The FMF movement has become racialised. The focus of the movement is on Black students,
due to the financial constraints many Black students face as a result of structural economic
oppression that is deeply rooted in apartheid. Although there has been opposition to the claim
that only Black students struggle financially within a university context, the movement
remains exclusive. This exclusion is further emphasised as many student protestors refuse to
sing the official South African national anthem. The decision made by EFF student activists
to instead sing the Decolonised Anthem, which many students are unfamiliar with, is
extremely significant. This song does not contain English or Afrikaans, the two historically
white languages in South Africa. This decision is suggestive of the EFFs leader, Julius
Malema’s, belief that white South Africans are ‘visitors’ and the languages of this minority
should not be acknowledged in the context of this country and in the narrative of democracy.
In my opinion the more supporters the movement gains, the more likely it is that their
demands will be met.

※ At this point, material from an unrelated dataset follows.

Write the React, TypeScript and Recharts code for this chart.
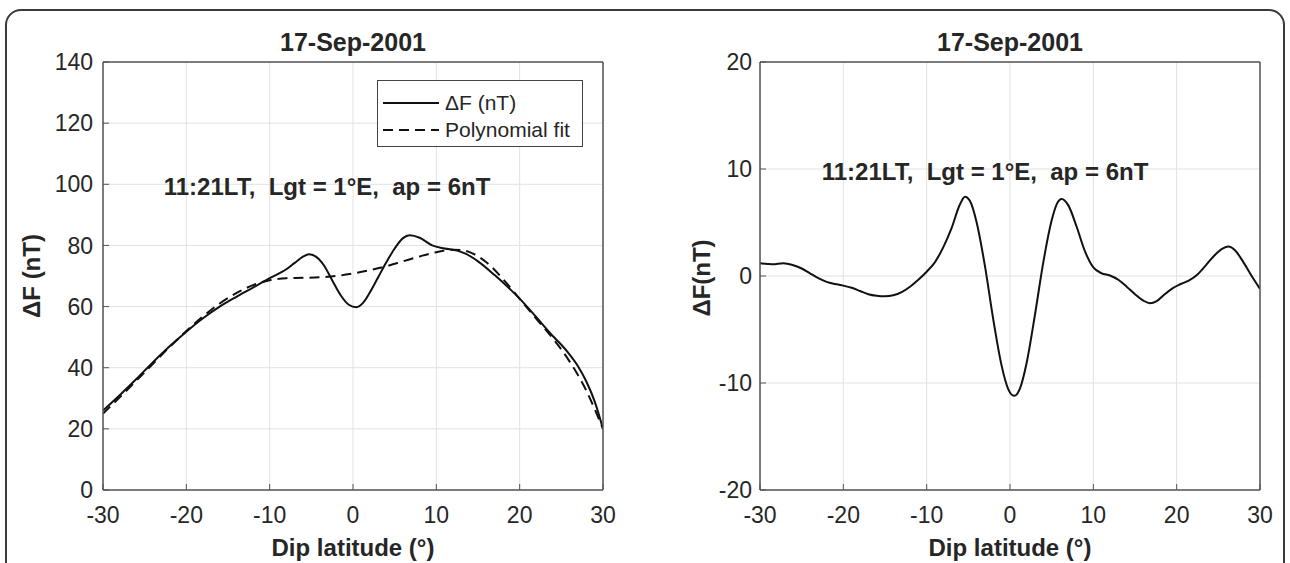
import React from 'react'
import { LineChart, Line, XAxis, YAxis, CartesianGrid, Legend } from 'recharts'

// dip latitude axis, shared by both panels
const latTicks = [-30, -20, -10, 0, 10, 20, 30]
const totalTicks = [0, 20, 40, 60, 80, 100, 120, 140]
const residualTicks = [-20, -10, 0, 10, 20]

// measured ΔF (nT) along the pass
const obsLat = [-30, -28, -26, -24, -22, -20, -18, -16, -14, -12, -10, -8, -7, -6, -5.3, -4.5, -3.5, -2.5, -1.5, -0.5, 0.4, 1.2, 2, 3, 4, 5, 6, 6.8, 8, 9.5, 11, 12.5, 13.5, 15, 17, 19, 20, 22, 24, 25, 26, 27, 28, 29, 30]
const obsDF = [26, 31, 36.3, 41.8, 47, 51.8, 56.2, 60, 63.2, 66.2, 69.3, 72.2, 74.3, 76.3, 77.1, 76.4, 73.5, 68.6, 63.8, 60.6, 59.8, 61.2, 64.5, 69.5, 74.5, 79, 82.4, 83.3, 82.5, 80, 79, 78.3, 77.3, 74.8, 70.3, 65.3, 62.6, 56.5, 50.3, 47.5, 44.3, 40.5, 35.5, 29, 20]

// polynomial fit of the same pass
const fitLat = [-30, -28, -26, -24, -22, -20, -18, -16, -14, -12, -10, -8, -6, -4, -2, 0, 2, 4, 6, 8, 10, 12, 13, 14, 16, 18, 20, 22, 24, 26, 28, 29, 30]
const fitDF = [25, 30.3, 35.8, 41.3, 46.8, 52, 56.8, 61, 64.4, 67, 68.6, 69.3, 69.4, 69.6, 70, 70.8, 71.9, 73.2, 74.8, 76.4, 77.8, 78.6, 78.5, 77.8, 74.5, 69, 62.5, 56, 49.5, 42, 32.5, 26.5, 20]

// residual ΔF after removing the fit
const resLat = [-30, -28.5, -27.2, -26, -25, -24, -23, -22, -21, -20, -19, -18, -17, -16, -15, -14, -13, -12, -11, -10, -9, -8, -7, -6, -5.4, -4.8, -4, -3, -2, -1, -0.2, 0.5, 1.2, 2, 3, 4, 5, 5.6, 6.2, 7, 8, 9, 10, 11, 12, 13, 14, 15, 16, 16.8, 17.6, 18.5, 19.5, 20.5, 21.5, 22.5, 23.5, 24.5, 25.5, 26.2, 27, 28, 29, 30]
const resDF = [1.2, 1.1, 1.2, 1.0, 0.7, 0.25, -0.2, -0.55, -0.75, -0.9, -1.1, -1.4, -1.7, -1.85, -1.9, -1.8, -1.5, -1.0, -0.35, 0.4, 1.3, 2.7, 4.5, 6.7, 7.4, 7.0, 5.0, 0.9, -4.1, -8.4, -10.6, -11.2, -10.5, -8.1, -3.6, 1.3, 5.2, 6.7, 7.2, 6.6, 4.6, 2.3, 0.8, 0.25, 0.05, -0.35, -1.0, -1.7, -2.3, -2.55, -2.35, -1.75, -1.15, -0.75, -0.4, 0.15, 1.0, 1.9, 2.55, 2.75, 2.4, 1.3, 0.0, -1.2]

const legendOrder = ['ΔF (nT)', 'Polynomial fit']

const toRows = (xs: number[], ys: number[]) => xs.map((lat, i) => ({ lat, value: ys[i] }))

const FONT = '"Liberation Sans", Arial, Helvetica, sans-serif'
const INK = '#262626'
const AXIS = '#555'
const GRID = '#e2e2e2'

const LegendBox = ({ payload }: any) => {
  const items = [...(payload || [])].sort(
    (a: any, b: any) => legendOrder.indexOf(a.value) - legendOrder.indexOf(b.value)
  )
  return (
    <div
      style={{
        width: 206,
        height: 67,
        boxSizing: 'border-box',
        border: '1.5px solid #444',
        background: '#fff',
        padding: '8px 0 0 5px',
        fontFamily: FONT,
        fontSize: 21,
        color: INK,
      }}
    >
      {items.map((item: any) => (
        <div key={item.value} style={{ display: 'flex', alignItems: 'center', height: 27 }}>
          <svg width={56} height={10} style={{ marginRight: 6 }}>
            <line
              x1={0}
              y1={5}
              x2={56}
              y2={5}
              stroke="#111"
              strokeWidth={1.8}
              strokeDasharray={item.payload?.strokeDasharray}
            />
          </svg>
          <span style={{ lineHeight: 1 }}>{item.value}</span>
        </div>
      ))}
    </div>
  )
}

// lat axis at the bottom with labels and a top copy carrying only inward ticks
const latAxes = () => [
  <XAxis
    key="xb"
    dataKey="lat"
    type="number"
    domain={[-30, 30]}
    ticks={latTicks}
    interval={0}
    allowDataOverflow
    height={30}
    tickSize={-6}
    tickMargin={23}
    axisLine={{ stroke: AXIS, strokeWidth: 1.5 }}
    tickLine={{ stroke: AXIS }}
    tick={{ fill: INK, fontSize: 23 }}
  />,
  <XAxis
    key="xt"
    xAxisId="top"
    orientation="top"
    dataKey="lat"
    type="number"
    domain={[-30, 30]}
    ticks={latTicks}
    interval={0}
    height={30}
    tickSize={-6}
    axisLine={{ stroke: AXIS, strokeWidth: 1.5 }}
    tickLine={{ stroke: AXIS }}
    tick={false}
  />,
]

const valueAxes = (domain: [number, number], ticks: number[], margin: number) => [
  <YAxis
    key="yl"
    type="number"
    domain={domain}
    ticks={ticks}
    interval={0}
    allowDataOverflow
    width={60}
    tickSize={-6}
    tickMargin={margin}
    axisLine={{ stroke: AXIS, strokeWidth: 1.5 }}
    tickLine={{ stroke: AXIS }}
    tick={{ fill: INK, fontSize: 23 }}
  />,
  <YAxis
    key="yr"
    yAxisId="right"
    orientation="right"
    type="number"
    domain={domain}
    ticks={ticks}
    interval={0}
    width={30}
    tickSize={-6}
    axisLine={{ stroke: AXIS, strokeWidth: 1.5 }}
    tickLine={{ stroke: AXIS }}
    tick={false}
  />,
]

const Txt = ({ x, y, size, bold, rotate, children }: any) => (
  <div
    style={{
      position: 'absolute',
      left: x,
      top: y,
      transform: `translate(-50%, -50%)${rotate ? ' rotate(-90deg)' : ''}`,
      fontSize: size,
      fontWeight: bold ? 'bold' : 'normal',
      lineHeight: 1,
      whiteSpace: 'pre',
      color: INK,
    }}
  >
    {children}
  </div>
)

export default function App() {
  return (
    <div
      style={{
        position: 'absolute',
        left: 0,
        top: 0,
        width: 1290,
        height: 563,
        overflow: 'hidden',
        background: '#fff',
        fontFamily: FONT,
      }}
    >
      <div
        style={{
          position: 'absolute',
          left: 5,
          top: 9,
          width: 1280,
          height: 620,
          boxSizing: 'border-box',
          border: '2px solid #3a3a3a',
          borderRadius: 16,
        }}
      />

      <div style={{ position: 'absolute', left: 0, top: 0 }}>
        <LineChart width={640} height={563} margin={{ top: 32, right: 7, bottom: 43, left: 43 }}>
          <CartesianGrid stroke={GRID} strokeWidth={1} />
          {latAxes()}
          {valueAxes([0, 140], totalTicks, 16)}
          <Line
            data={toRows(obsLat, obsDF)}
            dataKey="value"
            name="ΔF (nT)"
            type="monotone"
            stroke="#111"
            strokeWidth={2}
            dot={false}
            isAnimationActive={false}
          />
          <Line
            data={toRows(fitLat, fitDF)}
            dataKey="value"
            name="Polynomial fit"
            type="monotone"
            stroke="#111"
            strokeWidth={2}
            strokeDasharray="10 6"
            dot={false}
            isAnimationActive={false}
          />
          <Legend
            layout="horizontal"
            align="center"
            verticalAlign="middle"
            content={<LegendBox />}
            wrapperStyle={{ position: 'absolute', left: 377, top: 80, width: 206, height: 67 }}
          />
        </LineChart>
      </div>

      <div style={{ position: 'absolute', left: 640, top: 0 }}>
        <LineChart width={650} height={563} margin={{ top: 32, right: 0, bottom: 43, left: 60 }}>
          <CartesianGrid stroke={GRID} strokeWidth={1} />
          {latAxes()}
          {valueAxes([-20, 20], residualTicks, 14)}
          <Line
            data={toRows(resLat, resDF)}
            dataKey="value"
            name="ΔF(nT)"
            type="monotone"
            stroke="#111"
            strokeWidth={2}
            dot={false}
            isAnimationActive={false}
          />
        </LineChart>
      </div>

      <Txt x={353} y={42} size={25} bold>17-Sep-2001</Txt>
      <Txt x={1010} y={42} size={25} bold>17-Sep-2001</Txt>
      <Txt x={327} y={187} size={24} bold>{'11:21LT,  Lgt = 1°E,  ap = 6nT'}</Txt>
      <Txt x={985} y={172} size={24} bold>{'11:21LT,  Lgt = 1°E,  ap = 6nT'}</Txt>
      <Txt x={353} y={548} size={24} bold>Dip latitude (°)</Txt>
      <Txt x={1010} y={548} size={24} bold>Dip latitude (°)</Txt>
      <Txt x={32} y={276} size={24} bold rotate>ΔF (nT)</Txt>
      <Txt x={702} y={278} size={24} bold rotate>ΔF(nT)</Txt>
    </div>
  )
}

The Decolonised Anthem does not contain English and Afrikaans and
thus marginalises speakers of these languages. Despite the decolonised version gaining
popularity, the official national anthem is known to historically bring South Africans
together. For many it promotes unity and a common interest of love for South Africa. I
believe that by FMF UCT students prioritising the Decolonised Anthem by refusing to sing
the official version it is reflective of the racial division within the movement and this can act
as a disadvantage in that there is not an inclusive majority of UCT students standing together
for a cause which needs immediate attention.